Having had the precaution to bring our own saddles with us, some miserable-looking ponies were procured, and started with a guide at an early hour in the morning, along a path formed for the most part, up and down thickly wooded hills, the road being sometimes a dry watercourse, or mountain stream.
However, we got over the ground, passing through a beautiful country, and arrived at the meet after a four hours’ ride, the place appointed being a hut belonging to the huntsman, and surrounded by three paddy fields, which he tilled, with his family, but did not live there, except at planting and reaping time, or for about six weeks of the year, from fear of the tulisanes, who, he said, frequented this wild and uninhabited neighbourhood. This is a frequent effect of the bad police of the Philippines, as much of the country that might be most advantageously cultivated, is abandoned to the jungle, solely from fear of these robbers, who sometimes add to their plundering propensities crimes of a more atrocious dye.
After some good sport with deer and pigs, which constituted the supper of ourselves and all the beaters, night was very welcome, and seldom, indeed, did either of us enjoy repose more than in this hut, although through the holes in the grass walls of it the wind was whistling, and near us the beaters were noisily carousing, miscellaneously, upon sherry, cognac, and beer, it mattered not which to them, for we had presented some bottles of each, in order to celebrate the good day’s sport.
Next morning we heard of a wild cimmarone (or buffalo) having been seen in the neighbourhood some days previously, and endeavoured to find out his whereabouts, but none of the scouts could get a trace of him. Although these splendid animals are occasionally found in the country, they are not very common, and their reputation for savage ferocity is so great, that few of the Indians like to shoot them, because, if merely wounded without being disabled, they are certain to charge the hunter, which is more than Oriental nerves are fond of.
Monkeys chattering in the trees are very common; but I never shot any of them, having, in truth, an antipathy to kill a brute with a shape so nearly human.
Near this end of the lake few Europeans ever go, as it is quite out of the beaten track, which leads them in an opposite direction, to look down the crater of a volcano, generally simmering, but seldom boiling over to such an extent as to spout lava to any distance.
Calamba and Calawan are also places they usually go to see; at the latter of which, there is a cotton-spinning mill, the property of a Mestizo, who dresses like a Spaniard, and no doubt wishes to be considered such. The machinery employed is of Belgian or French make, and of a very simple construction, and far from being equal to the sort now used at home for the purpose; but is considered by its owner to be the only sort that would answer well there, as it can be kept in order, and even, I believe, put into repair on occasion by a native blacksmith, who acts as engineer, which could not, of course, be the case were machinery of a finer and more complex and elaborate construction employed, as that would render a staff of good European workmen essential to keep it in order and good repair, and their pay in this climate, would run away with all the profits of the adventure.
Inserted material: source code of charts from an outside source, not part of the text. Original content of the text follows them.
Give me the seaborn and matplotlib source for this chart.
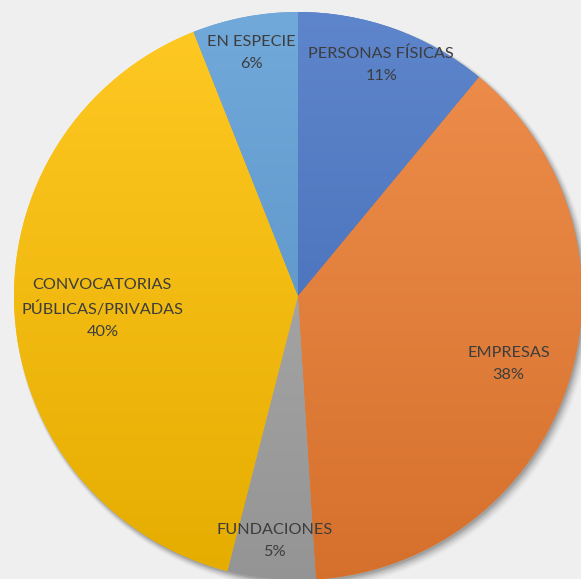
import numpy as np
import matplotlib
matplotlib.use("Agg")
import matplotlib.pyplot as plt
import matplotlib.colors as mcolors
from matplotlib.patches import Circle
import seaborn as sns

categories = ["PERSONAS FÍSICAS", "EMPRESAS", "FUNDACIONES",
              "CONVOCATORIAS\nPÚBLICAS/PRIVADAS", "EN ESPECIE"]
values = [11, 38, 5, 40, 6]
colors = ["#4472C4", "#ED7D31", "#A5A5A5", "#FFC000", "#5B9BD5"]
label_radius = [0.865, 0.78, 0.865, 0.69, 0.87]

sns.set_style("white")
plt.rcParams["font.family"] = ["Lato", "DejaVu Sans"]

W, H = 581, 579
fig = plt.figure(figsize=(W / 100, H / 100), dpi=100)
fig.patch.set_facecolor("#EFEFEF")
ax = fig.add_axes([0, 0, 1, 1])
ax.set_facecolor("#EFEFEF")

R = 284.0
cx, cy = 298.0, 296.0

# soft shadow
for i, a in enumerate(np.linspace(0.10, 0.02, 6)):
    ax.add_patch(Circle((0.006 + i * 0.002, -0.008 - i * 0.002), 1.0 + i * 0.003,
                        facecolor="black", alpha=a, edgecolor="none", zorder=0))

wedges, _ = ax.pie(values, colors=colors, startangle=90, counterclock=False,
                   radius=1.0, wedgeprops=dict(edgecolor="none", linewidth=0))


def shade(c, f):
    rgb = np.array(mcolors.to_rgb(c))
    if f > 0:
        return rgb + (1 - rgb) * f
    return rgb * (1 + f)


grad_y = np.linspace(0, 1, 256)[:, None]
for w, c in zip(wedges, colors):
    top = shade(c, 0.14)
    bot = shade(c, -0.10)
    img = top[None, None, :] * (1 - grad_y[..., None]) + bot[None, None, :] * grad_y[..., None]
    img = np.repeat(img, 2, axis=1)
    im = ax.imshow(img, extent=(-1, 1, -1, 1), origin="upper", zorder=2,
                   interpolation="bilinear")
    im.set_clip_path(w)
    w.set_zorder(1)

total = sum(values)
for w, cat, v, r in zip(wedges, categories, values, label_radius):
    mid = np.deg2rad((w.theta1 + w.theta2) / 2)
    ax.text(r * np.cos(mid), r * np.sin(mid), f"{cat}\n{round(100 * v / total)}%",
            ha="center", va="center", fontsize=11.7, color="#3D3D3D",
            linespacing=1.72, zorder=5)

ax.set_xlim(-cx / R, (W - cx) / R)
ax.set_ylim(-(H - cy) / R, cy / R)
ax.set_aspect("equal")
ax.axis("off")

fig.savefig("out.png", dpi=100, facecolor=fig.get_facecolor())
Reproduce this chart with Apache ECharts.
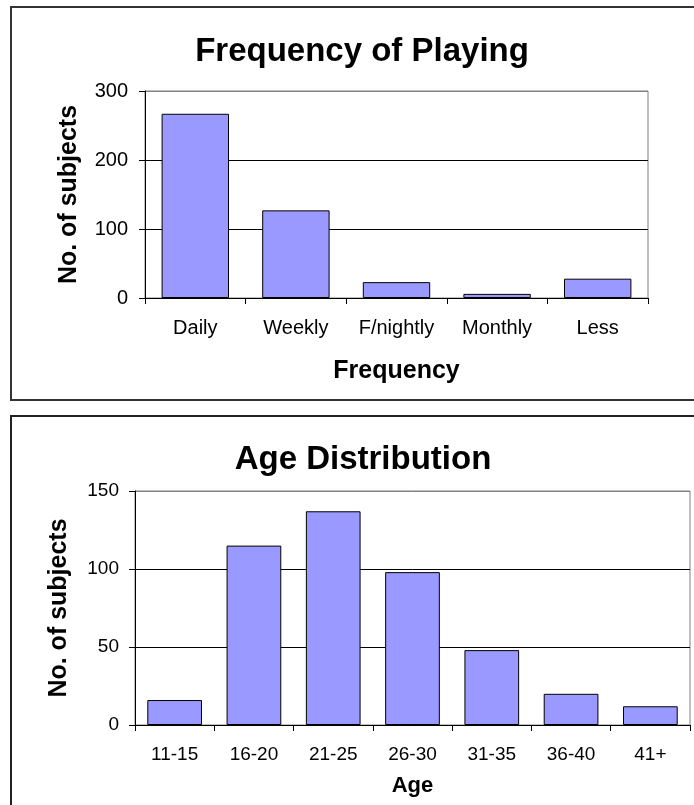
<!DOCTYPE html>
<html>
<head>
<meta charset="utf-8">
<script src="https://cdn.jsdelivr.net/npm/echarts@6/dist/echarts.min.js"></script>
<style>
  html, body { margin: 0; padding: 0; background: #ffffff; }
  #chart { width: 694px; height: 805px; }
</style>
</head>
<body>
<div id="chart"></div>
<script>
// Frequency of playing
var freqCategories = ['Daily', 'Weekly', 'F/nightly', 'Monthly', 'Less'];
var freqValues = [267, 127, 23, 6, 28];
var freqTicks = [0, 100, 200, 300];

// Age distribution
var ageCategories = ['11-15', '16-20', '21-25', '26-30', '31-35', '36-40', '41+'];
var ageValues = [16, 115, 137, 98, 48, 20, 12];
var ageTicks = [0, 50, 100, 150];

var FONT = "'Liberation Sans', Arial, Helvetica, sans-serif";
var BAR_FILL = '#9999FF';

function gridLineColors(ticks) {
  // Inner grid lines are black, the top edge of the plot area is grey
  return ticks.map(function (t, i) { return i === ticks.length - 1 ? '#808080' : '#000000'; });
}

function valueAxis(gridIndex, ticks, nameGap, labelSize, labelMargin) {
  return {
    type: 'value',
    gridIndex: gridIndex,
    min: ticks[0],
    max: ticks[ticks.length - 1],
    interval: ticks[1] - ticks[0],
    name: 'No. of subjects',
    nameLocation: 'middle',
    nameGap: nameGap,
    nameRotate: 90,
    nameTextStyle: { fontFamily: FONT, fontSize: 25, fontWeight: 'bold', color: '#000' },
    axisLine: { show: true, lineStyle: { color: '#000', width: 1 } },
    axisTick: { show: true, inside: false, length: 6, lineStyle: { color: '#000' } },
    axisLabel: { fontFamily: FONT, fontSize: labelSize, color: '#000', margin: labelMargin },
    splitLine: { show: true, lineStyle: { color: gridLineColors(ticks), width: 1 } }
  };
}

function categoryAxis(gridIndex, cats, name, nameGap, nameSize, labelSize) {
  return {
    type: 'category',
    gridIndex: gridIndex,
    data: cats,
    name: name,
    nameLocation: 'middle',
    nameGap: nameGap,
    nameTextStyle: { fontFamily: FONT, fontSize: nameSize, fontWeight: 'bold', color: '#000' },
    axisLine: { show: true, lineStyle: { color: '#000', width: 1 } },
    axisTick: { show: true, inside: false, length: 6, alignWithLabel: false, lineStyle: { color: '#000' } },
    axisLabel: { fontFamily: FONT, fontSize: labelSize, color: '#000', margin: 20, interval: 0 },
    splitLine: { show: false }
  };
}

var chart = echarts.init(document.getElementById('chart'), null, { renderer: 'canvas' });

chart.setOption({
  animation: false,
  backgroundColor: '#ffffff',
  title: [
    {
      text: 'Frequency of Playing',
      left: 357, top: 30, textAlign: 'center',
      textStyle: { fontFamily: FONT, fontSize: 33, fontWeight: 'bold', color: '#000' }
    },
    {
      text: 'Age Distribution',
      left: 358, top: 438, textAlign: 'center',
      textStyle: { fontFamily: FONT, fontSize: 33, fontWeight: 'bold', color: '#000' }
    }
  ],
  graphic: [
    {
      type: 'rect', z: 100, silent: true,
      shape: { x: 11, y: 7, width: 720, height: 393 },
      style: { fill: 'none', stroke: '#333333', lineWidth: 2 }
    },
    {
      type: 'rect', z: 100, silent: true,
      shape: { x: 11, y: 416, width: 720, height: 500 },
      style: { fill: 'none', stroke: '#222222', lineWidth: 2 }
    }
  ],
  grid: [
    { left: 145, top: 91, width: 503, height: 207, show: true, borderColor: '#808080', borderWidth: 1, backgroundColor: 'transparent' },
    { left: 135, top: 491, width: 555, height: 234, show: true, borderColor: '#808080', borderWidth: 1, backgroundColor: 'transparent' }
  ],
  xAxis: [
    categoryAxis(0, freqCategories, 'Frequency', 61, 25, 20),
    categoryAxis(1, ageCategories, 'Age', 50, 22, 19)
  ],
  yAxis: [
    valueAxis(0, freqTicks, 63, 20, 17),
    valueAxis(1, ageTicks, 63, 19, 16)
  ],
  series: [
    {
      type: 'bar', xAxisIndex: 0, yAxisIndex: 0,
      data: freqValues,
      barCategoryGap: '33%',
      itemStyle: { color: BAR_FILL, borderColor: '#000', borderWidth: 1 }
    },
    {
      type: 'bar', xAxisIndex: 1, yAxisIndex: 1,
      data: ageValues,
      barCategoryGap: '31%',
      itemStyle: { color: BAR_FILL, borderColor: '#000', borderWidth: 1 }
    }
  ]
});
</script>
</body>
</html>
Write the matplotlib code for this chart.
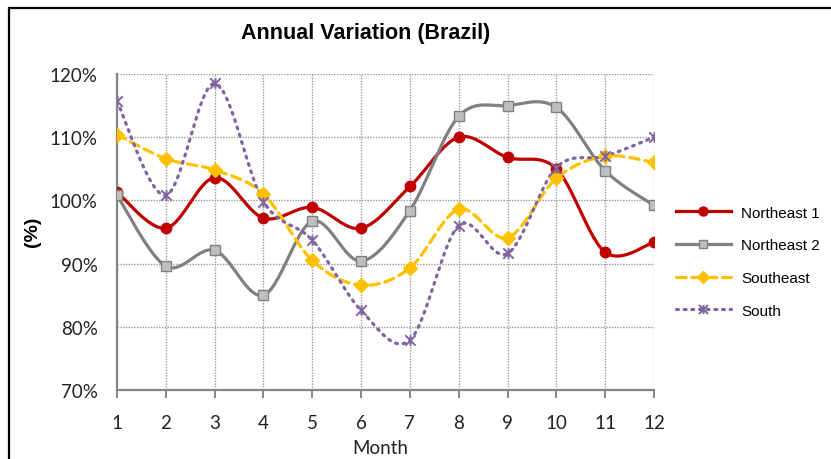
import numpy as np
import matplotlib.pyplot as plt
from matplotlib.path import Path
from matplotlib.patches import Rectangle
from matplotlib.lines import Line2D

# Dados
meses = [1, 2, 3, 4, 5, 6, 7, 8, 9, 10, 11, 12]
nordeste1 = [101.3, 95.6, 103.6, 97.2, 98.9, 95.6, 102.2, 110.0, 106.8, 105.0, 91.8, 93.4]
nordeste2 = [100.8, 89.6, 92.1, 85.0, 96.7, 90.4, 98.4, 113.3, 115.0, 114.7, 104.7, 99.2]
sudeste = [110.4, 106.6, 104.8, 101.0, 90.5, 86.6, 89.3, 98.6, 94.1, 103.5, 107.0, 106.0]
sul = [115.7, 100.8, 118.5, 99.8, 93.7, 82.6, 77.9, 96.0, 91.6, 105.2, 107.0, 110.0]
nomes = ['Northeast 1', 'Northeast 2', 'Southeast', 'South']


def suavizar(x, y, n=30):
    # curva tipo Excel (Catmull-Rom passando pelos pontos)
    x = np.asarray(x, float)
    y = np.asarray(y, float)
    px = np.concatenate([[x[0]], x, [x[-1]]])
    py = np.concatenate([[y[0]], y, [y[-1]]])
    xs, ys = [], []
    t = np.linspace(0, 1, n, endpoint=False)
    for i in range(1, len(px) - 2):
        b0x, b0y = px[i], py[i]
        b3x, b3y = px[i + 1], py[i + 1]
        b1x = b0x + (px[i + 1] - px[i - 1]) / 6
        b1y = b0y + (py[i + 1] - py[i - 1]) / 6
        b2x = b3x - (px[i + 2] - px[i]) / 6
        b2y = b3y - (py[i + 2] - py[i]) / 6
        xs.append((1 - t)**3 * b0x + 3 * (1 - t)**2 * t * b1x + 3 * (1 - t) * t**2 * b2x + t**3 * b3x)
        ys.append((1 - t)**3 * b0y + 3 * (1 - t)**2 * t * b1y + 3 * (1 - t) * t**2 * b2y + t**3 * b3y)
    xs.append([x[-1]])
    ys.append([y[-1]])
    return np.concatenate(xs), np.concatenate(ys)


# marcador estrela do Excel (X com traço vertical)
estrela = Path([(-1, -1), (1, 1), (-1, 1), (1, -1), (0, -1), (0, 1)],
               [Path.MOVETO, Path.LINETO, Path.MOVETO, Path.LINETO, Path.MOVETO, Path.LINETO])

fig = plt.figure(figsize=(8.31, 4.6), dpi=100)
ax = fig.add_axes([117 / 831, 1 - 391 / 460, (654 - 117) / 831, (391 - 75) / 460])

estilos = [
    dict(color='#C00000', ls='-', marker='o', ms=7.5, mfc='#C00000', mec='#C00000', mew=1),
    dict(color='#808080', ls='-', marker='s', ms=7, mfc='#BFBFBF', mec='#808080', mew=1),
    dict(color='#FFC000', ls=(0, (3, 1.8)), marker='D', ms=7, mfc='#FFC000', mec='#FFC000', mew=1),
    dict(color='#8064A2', ls=(0, (0.6, 1.8)), marker=estrela, ms=7.5, mfc='none', mec='#8064A2', mew=1.4),
]

handles = []
for serie, est in zip([nordeste1, nordeste2, sudeste, sul], estilos):
    xs, ys = suavizar(meses, serie)
    ax.plot(xs, ys, color=est['color'], ls=est['ls'], lw=2.3, dash_capstyle='round', zorder=3)
    ax.plot(meses, serie, ls='none', marker=est['marker'], ms=est['ms'], mfc=est['mfc'],
            mec=est['mec'], mew=est['mew'], zorder=4)
    handles.append(Line2D([0], [0], color=est['color'], ls=est['ls'], lw=2.3, dash_capstyle='round',
                          marker=est['marker'], ms=est['ms'] - 1, mfc=est['mfc'], mec=est['mec'],
                          mew=est['mew']))

ax.set_xlim(1, 12)
ax.set_ylim(70, 120)
ax.set_xticks(meses)
ax.set_yticks(range(70, 121, 10))
ax.set_yticklabels([f'{v}%' for v in range(70, 121, 10)])
ax.grid(True, color='#9A9A9A', ls=(0, (1, 1)), lw=1)
ax.set_axisbelow(True)
for lado in ['top', 'right']:
    ax.spines[lado].set_visible(False)
for lado in ['left', 'bottom']:
    ax.spines[lado].set_color('#868686')
    ax.spines[lado].set_linewidth(1.6)
ax.tick_params(axis='x', direction='out', length=6, width=1.4, color='#868686', pad=11)
ax.tick_params(axis='y', length=0, pad=14)
for lbl in ax.get_xticklabels() + ax.get_yticklabels():
    lbl.set_family('Lato')
    lbl.set_fontsize(13.5)
    lbl.set_color('#222222')

fig.text(366 / 831, 1 - 33 / 460, 'Annual Variation (Brazil)', ha='center', va='center',
         family='Liberation Sans', fontweight='bold', fontsize=15.5)
fig.text(33 / 831, 1 - 232 / 460, '(%)', ha='center', va='center', rotation=90,
         family='Liberation Sans', fontweight='bold', fontsize=14)
fig.text(380 / 831, 1 - 449 / 460, 'Month', ha='center', va='center',
         family='Lato', fontsize=13.5, color='#222222')

leg = fig.legend(handles, nomes, loc='upper left', bbox_to_anchor=(662 / 831, 1 - 193 / 460),
                 frameon=False, prop={'family': 'Liberation Sans', 'size': 11},
                 handlelength=3.6, labelspacing=1.22, handletextpad=0.7)

# moldura do gráfico
fig.patches.append(Rectangle((9 / 831, -0.1), 1.2, 1.1 - 9 / 460, transform=fig.transFigure,
                             fill=False, edgecolor='black', lw=1.6))

fig.savefig('out.png', dpi=100)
The yarn produced is of the coarser descriptions, and is only saleable to the native weavers of cotton cloth, by the excessive duty put on grey cotton twist of British manufacture, which is 40 per cent. on a high ad valorem valuation if imported by a Spanish ship, and 50 per cent. if by any foreign vessel, amounting virtually to a prohibition on its importation.
At the village of Los Baños, on the shores of the laguna, there are some hot springs, flowing into baths cut out of the natural rock.
The temperature of the water as it issues from the rock is sufficient to boil an egg; but not having a thermometer, we were unable to ascertain it more exactly. As it mixes with the cool water of the laguna, however, the heat decreases, and at sunrise on a cool morning forms just there a very pleasant bath. The baths, from which the place is named, having for long been little frequented by invalids, are now in a semi-ruinous state. In cases of debility they are said to be most beneficial, and the old Manilla doctor, Don Lorenzo Negrao, whose long experience of the country and of the diseases incidental to it is most valuable, in such cases sometimes recommends his patients to try these baths for some peculiar diseases, and once recommended them to me.